Molinari was closely
involved in the inquiry that led to Kateri’s beatification in 1980 and
in the change of rules for how to recognize miracles that took place
before modern medicine – Kateri died at the age of 24 in 1680. In an
interview, Molinari offered a rare insider’s look at the procedure for
making a saint.
“I had a good relationship with Pope John Paul
II,” he told McClatchy. “So I approached him,” aware that the Pontiff
also had a “keen interest” in Kateri Tekakwitha.
“He had asked my
opinion about several theological issues concerning the causes of
saints. And therefore I said to him, look, it’s understandable that the
church… before giving a judgment about a miracle, an action of God that
cannot have an explanation in natural science…demands that all the
medical evidence be produced."
“But I said, with regard to ancient
causes, what can we do? Three centuries ago, they didn’t have X-rays,
they didn’t have the CAT scan, and all the rest.”
Starting in the
19th century, however, doctors were able to diagnose incurable diseases,
and Molinari proposed compiling a list of cases where the deathly ill
had prayed to Kateri and where witnesses, often Jesuit priests, could
report on an “extraordinary cure.”
John Paul II accepted the
proposal, a volume was prepared, largely using material from an earlier
inquiry in 1931, and it was given to a panel of 10 physicians to
determine whether the cures could be deemed “extraordinary.”
“All
said that on the basis of the symptoms described by the people and the
diagnosis that was made, we confirm…that it is extraordinary and does
not have a scientific explanation.”
The other change in the rules, according to Molinari, was to require just one miraculous modern cure, instead of two.
The
case that came up involved a boy named Jake Finkbonner, from Sandy
Point, Wash., north of Seattle, who cut his lip while playing basketball
and contracted necrotizing fasciitis, a rare bacterial infection often
called a flesh-eating disease.
Then six years old, he was taken
to Seattle Children’s Hospital on Feb. 21, 2006, and went through some
20 operations in as many days. At the request of his parents, his parish
in Bellingham, Wash., began praying to Kateri and put out the word to
Native Americans throughout the country to join them.
By March 4,
he was still “fighting between life and death,” Molinari said.
That day,
a nun based in Montana brought a relic – a fragment of bone – of Kateri
to the hospital. Molinari had given the bone bit to the vice-postulator
on the case after Kateri was beatified in 1980.
When the
vice-postulator died, the bone fragment passed to a reliquary for Native
Americans.
Together with Jake’s mother, Elsa, the nun placed the
bone fragment on Jake’s body. Jake’s grandmother also had pinned a
picture card of Kateri on the bed. It was on that day that the hospital
laboratory reported that the streptococcus had stopped spreading,
Molinari said.
Molinari said the request for the relic was
made by the then-archbishop of Seattle, Alexander Brunett, who later
convened a board of inquiry, inviting the four doctors who worked on
Jake to testify.
As Molinari spoke, he leafed through a 472-page
book that he had assembled, with the title, in Latin: “The book on the
miracle.”
The book includes the doctors’ testimony to the board of
inquiry as well as hospital records, pictures of Jake while the disease
was still spreading and the statements of friends, priests and family.

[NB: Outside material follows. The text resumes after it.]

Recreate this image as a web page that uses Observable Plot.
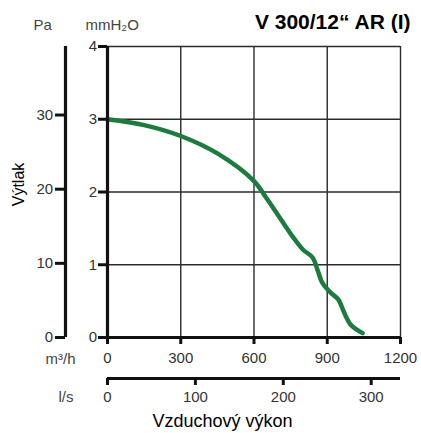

The doctors said they had no medical explanation for Jake’s sudden
recovery.
The book was first given to two medical experts
appointed by the Holy See to give a preliminary judgment, and when it
passed their muster, it went to the Holy See’s medical board, consisting
of seven persons.
Molinari said the methodology of the inquiry showed “the seriousness with which the Holy See does this.”
The outcome was a judgment by Pope Benedict XVI that Jake’s cure constituted a miracle under church rules.
“The
coincidence of an extraordinary event that has no scientific
explanation with the prayers of the people so widely spread, this is
what is considered to be the proof that it is an extraordinary grace, a
work by God, that means a miracle,” Molinari said.
“It does not have a
human explanation, a scientific explanation, a medical explanation. On
the contrary, it is outside the rule of medicine.”